Понятно, что учеников у него в принципе было немного. Из тех, кто учился в пред– и первые послевоенные годы, наверное, кто-то уже ушел из жизни. И поэтому можно было ожидать только воспоминаний учеников преимущественно конца 1940-х – начала 1960-хх. гг., и такие материалы, хотя и с некоторым опозданием, не сразу после ухода Гилельса, но появились. Это уже цитировавшиеся воспоминания В. Афанасьева, впервые опубликованные в журнале «Музыкальная академия» (№ 2 за 2002 г.); статья Л. Темниковой «Гилельс в моей жизни (Воспоминания консерваторских лет)» в сборнике «Волгоград – фортепиано – 2004»; небольшие статьи Ф. Готлиба и В. Блока, помещенные на Интернет-портале Гилельса, и глава «Эмиль Гилельс» в книге М.В. Кончаловского «Созвучие» (2002 г.).
Во всех этих материалах много интересных фактов, проливающих свет на особенности личности великого музыканта. И первым из таких фактов является совершенно различный подход авторов к оценке их учителя, что само по себе свидетельствует о богатстве и многообразии проявлений его характера.
Воспоминания Л. Темниковой наиболее традиционны; в них, несмотря на несомненно солидный (судя по годам учебы: конец 1940-х – начало 50-х) возраст автора, ощущается студенческая восторженность. Из этих воспоминаний мы узнаем, что «самым впечатляющим на его уроках было исполнение.

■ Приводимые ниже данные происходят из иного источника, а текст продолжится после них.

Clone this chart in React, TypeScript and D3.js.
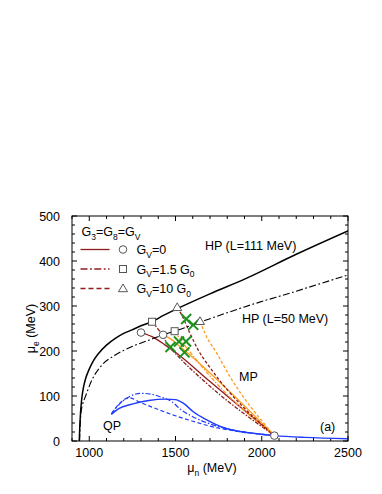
import React from 'react';
import * as d3 from 'd3';

// HP branches (mu_n, mu_e)
const hpL111 = [[942,0],[945,30],[949,60],[956,92],[966,118],[980,140],[998,158],[1022,177],[1055,195],[1100,213],[1151,228],[1200,239],[1248,247],[1300,256],[1364,265],[1430,279],[1510,294],[1700,327],[1913,362],[2200,415],[2500,467]];
const hpL50 = [[944,0],[947,35],[952,62],[962,82],[977,98],[1016,136],[1074,169],[1151,191],[1248,210],[1345,224],[1428,236],[1495,244],[1642,264],[1900,298],[2200,333],[2500,369]];

// QP branches
const qpSolid = [[1128,59],[1171,72],[1248,82],[1345,90],[1441,93],[1500,92],[1545,84],[1603,65],[1681,47],[1777,30],[1874,21],[1971,16],[2073,12],[2250,8],[2500,5]];
const qpDashDot = [[1128,60],[1170,80],[1230,98],[1300,106],[1360,104],[1420,97],[1480,87],[1530,70],[1600,54],[1700,38],[1850,23],[2000,15],[2073,12]];
const qpDashed = [[1128,60],[1180,85],[1230,96],[1300,85],[1400,70],[1500,56],[1600,44],[1700,33],[1850,22],[2000,15],[2073,12]];

// MP branches
const mpRedSolid = [[1300,241],[1364,232],[1441,213],[1507,195],[1700,132],[1900,68],[2073,12]];
const mpRedDashDot = [[1364,265],[1410,243],[1458,213],[1526,184],[1681,128],[2073,12]];
const mpRedDashed = [[1510,296],[1536,280],[1584,239],[1632,202],[1710,158],[2073,12]];
const mpOrangeSolid = [[1428,236],[1468,228],[1526,210],[2073,12]];
const mpOrangeDashDot = [[1495,244],[1545,217],[1613,184],[1719,136],[2073,12]];
const mpOrangeDashed = [[1642,266],[1671,239],[1739,195],[1816,143],[2073,12]];

const circles = [[1300,241],[1428,236]];
const squares = [[1364,265],[1495,244]];
const triangles = [[1510,297],[1642,266]];
const endPoint = [2073,12];
const crosses = [[1562,271],[1603,258],[1471,209],[1520,221],[1561,221],[1552,197]];

const xMajor = [1000,1500,2000,2500];
const yMajor = [0,100,200,300,400,500];

const RED = '#8e1c1c';
const ORANGE = '#ff9a1f';
const BLUE = '#1f3cff';
const GREEN = '#1d931d';
const DASHDOT = '7,2.5,1.8,2.5';
const DASHED = '5,3';
const FONT = 'Liberation Sans, Arial, sans-serif';

export default function App() {
  const margin = { left: 72, right: 34, top: 216, bottom: 53 };
  const W = 382, H = 494;
  const x = d3.scaleLinear().domain([900, 2500]).range([margin.left, W - margin.right]);
  const y = d3.scaleLinear().domain([0, 500]).range([H - margin.bottom, margin.top]);
  const line = d3.line<number[]>().x(d => x(d[0])).y(d => y(d[1])).curve(d3.curveMonotoneX);
  const [x0, x1] = x.range();
  const [y0, y1] = y.range();

  const xMinor = d3.range(900, 2501, 100);
  const yMinor = d3.range(0, 501, 20);

  const sub = (main: string, s: string, rest?: string) => (
    <>
      {main}<tspan dy={3.5} fontSize={8.5}>{s}</tspan>
      {rest !== undefined && <tspan dy={-3.5}>{rest}</tspan>}
    </>
  );

  const mpLines: [number[][], string, string | undefined][] = [
    [mpRedSolid, RED, undefined],
    [mpOrangeSolid, ORANGE, undefined],
    [mpRedDashDot, RED, '4,1.5,1.5,1.5'],
    [mpOrangeDashDot, ORANGE, '4,1.5,1.5,1.5'],
    [mpRedDashed, RED, '3,2'],
    [mpOrangeDashed, ORANGE, '3,2'],
  ];

  const marker = (kind: string, cx: number, cy: number, key: string) => {
    if (kind === 'c') return <circle key={key} cx={cx} cy={cy} r={3.8} fill="#fff" stroke="#555" strokeWidth={1} />;
    if (kind === 's') return <rect key={key} x={cx - 3.5} y={cy - 3.5} width={7} height={7} fill="#fff" stroke="#555" strokeWidth={1} />;
    return <path key={key} d={`M${cx},${cy - 4.5}L${cx + 4.5},${cy + 3.2}L${cx - 4.5},${cy + 3.2}Z`} fill="#fff" stroke="#555" strokeWidth={1} />;
  };

  const legendRows = [
    { dash: undefined, kind: 'c', label: sub('G', 'V', '=0'), yy: 249.5 },
    { dash: DASHDOT, kind: 's', label: <>{sub('G', 'V', '=1.5 G')}<tspan dy={3.5} fontSize={8.5}>0</tspan></>, yy: 269 },
    { dash: DASHED, kind: 't', label: <>{sub('G', 'V', '=10 G')}<tspan dy={3.5} fontSize={8.5}>0</tspan></>, yy: 288.5 },
  ];

  return (
    <div style={{ position: 'absolute', left: 0, top: 0 }}>
      <svg width={W} height={H} style={{ display: 'block', background: '#fff' }} fontFamily={FONT}>
        <defs>
          <clipPath id="plot">
            <rect x={x0} y={y1} width={x1 - x0} height={y0 - y1} />
          </clipPath>
        </defs>

        {/* ticks, inward on all sides */}
        {xMinor.map(v => {
          const len = xMajor.includes(v) ? 5 : 3;
          return (
            <g key={'xt' + v} stroke="#000" strokeWidth={1}>
              <line x1={x(v)} x2={x(v)} y1={y0} y2={y0 - len} />
              <line x1={x(v)} x2={x(v)} y1={y1} y2={y1 + len} />
            </g>
          );
        })}
        {yMinor.map(v => {
          const len = yMajor.includes(v) ? 5 : 3;
          return (
            <g key={'yt' + v} stroke="#000" strokeWidth={1}>
              <line x1={x0} x2={x0 + len} y1={y(v)} y2={y(v)} />
              <line x1={x1} x2={x1 - len} y1={y(v)} y2={y(v)} />
            </g>
          );
        })}
        {xMajor.map(v => (
          <text key={'xl' + v} x={x(v)} y={457} fontSize={12.5} textAnchor="middle">{v}</text>
        ))}
        {yMajor.map(v => (
          <text key={'yl' + v} x={60} y={y(v) + 4.5} fontSize={12.5} textAnchor="end">{v}</text>
        ))}

        <text x={212} y={472} fontSize={12.5} textAnchor="middle">
          {sub('μ', 'n', ' (MeV)')}
        </text>
        <text transform={`translate(35,${(y0 + y1) / 2}) rotate(-90)`} fontSize={12.5} textAnchor="middle">
          {sub('μ', 'e', ' (MeV)')}
        </text>

        <g clipPath="url(#plot)" fill="none">
          {/* QP */}
          <path d={line(qpSolid) ?? ''} stroke={BLUE} strokeWidth={1.4} />
          <path d={line(qpDashDot) ?? ''} stroke={BLUE} strokeWidth={1.2} strokeDasharray="5,2,1.5,2" />
          <path d={line(qpDashed) ?? ''} stroke={BLUE} strokeWidth={1.2} strokeDasharray="4,2.5" />

          {/* MP */}
          {mpLines.map(([pts, c, dash], i) => (
            <path key={'mp' + i} d={line(pts) ?? ''} stroke={c} strokeWidth={1.3} strokeDasharray={dash} />
          ))}

          {/* HP */}
          <path d={line(hpL111) ?? ''} stroke="#000" strokeWidth={1.5} />
          <path d={line(hpL50) ?? ''} stroke="#000" strokeWidth={1.1} strokeDasharray={DASHDOT} />
        </g>

        {crosses.map((d, i) => (
          <g key={'x' + i} stroke={GREEN} strokeWidth={2}>
            <line x1={x(d[0]) - 5} x2={x(d[0]) + 5} y1={y(d[1]) - 5} y2={y(d[1]) + 5} />
            <line x1={x(d[0]) - 5} x2={x(d[0]) + 5} y1={y(d[1]) + 5} y2={y(d[1]) - 5} />
          </g>
        ))}

        {circles.map((d, i) => marker('c', x(d[0]), y(d[1]), 'c' + i))}
        {squares.map((d, i) => marker('s', x(d[0]), y(d[1]), 's' + i))}
        {triangles.map((d, i) => marker('t', x(d[0]), y(d[1]), 't' + i))}
        {marker('c', x(endPoint[0]), y(endPoint[1]), 'end')}

        <rect x={x0} y={y1} width={x1 - x0} height={y0 - y1} fill="none" stroke="#000" strokeWidth={1} />

        {/* legend */}
        <text x={81.5} y={236} fontSize={12.5}>
          G<tspan dy={3.5} fontSize={8.5}>3</tspan><tspan dy={-3.5}>=G</tspan><tspan dy={3.5} fontSize={8.5}>8</tspan><tspan dy={-3.5}>=G</tspan><tspan dy={3.5} fontSize={8.5}>V</tspan>
        </text>
        {legendRows.map((r, i) => (
          <g key={'lg' + i}>
            <line x1={80.5} x2={109.5} y1={r.yy} y2={r.yy} stroke={RED} strokeWidth={1.3} strokeDasharray={r.dash} />
            {marker(r.kind, 123, r.yy, 'lm' + i)}
            <text x={136.5} y={r.yy + 4.5} fontSize={12.5}>{r.label}</text>
          </g>
        ))}

        <text x={205} y={250} fontSize={12.5}>HP (L=111 MeV)</text>
        <text x={242} y={323} fontSize={12.5}>HP (L=50 MeV)</text>
        <text x={239} y={381} fontSize={12.5}>MP</text>
        <text x={103} y={430} fontSize={12.5}>QP</text>
        <text x={320} y={431} fontSize={12.5}>(a)</text>
      </svg>
    </div>
  );
}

Оно было главным для моего постижения музыки»142. Рассказывать подробно о каких-то приемах, конкретизировать Эмиль Григорьевич не любил, и приспособиться к манере его преподавания дано было не всем. «Некоторые мои сокурсники, пишет – Л. Темникова, – сникали после показов Эмиля Григорьевича: дескать, у нас все равно так не получится»143.
Из этого же источника узнаем, каково было Гилельсу сочетать исполнительскую и педагогическую работу. «Мне приходилось быть свидетелем трудных рабочих будней Эмиля Григорьевича. После длительной и напряженной педагогической работы он нередко задерживался по своим партийным и общественным делам в Консерватории до глубокой ночи (тогда было так принято). Возвращаясь домой, он садился за рояль и работал до шести-семи утра. На следующее утро он уже к десяти приходил в наш 29-й класс, как всегда подтянутый и готовый к работе. Он никогда не опаздывал»144.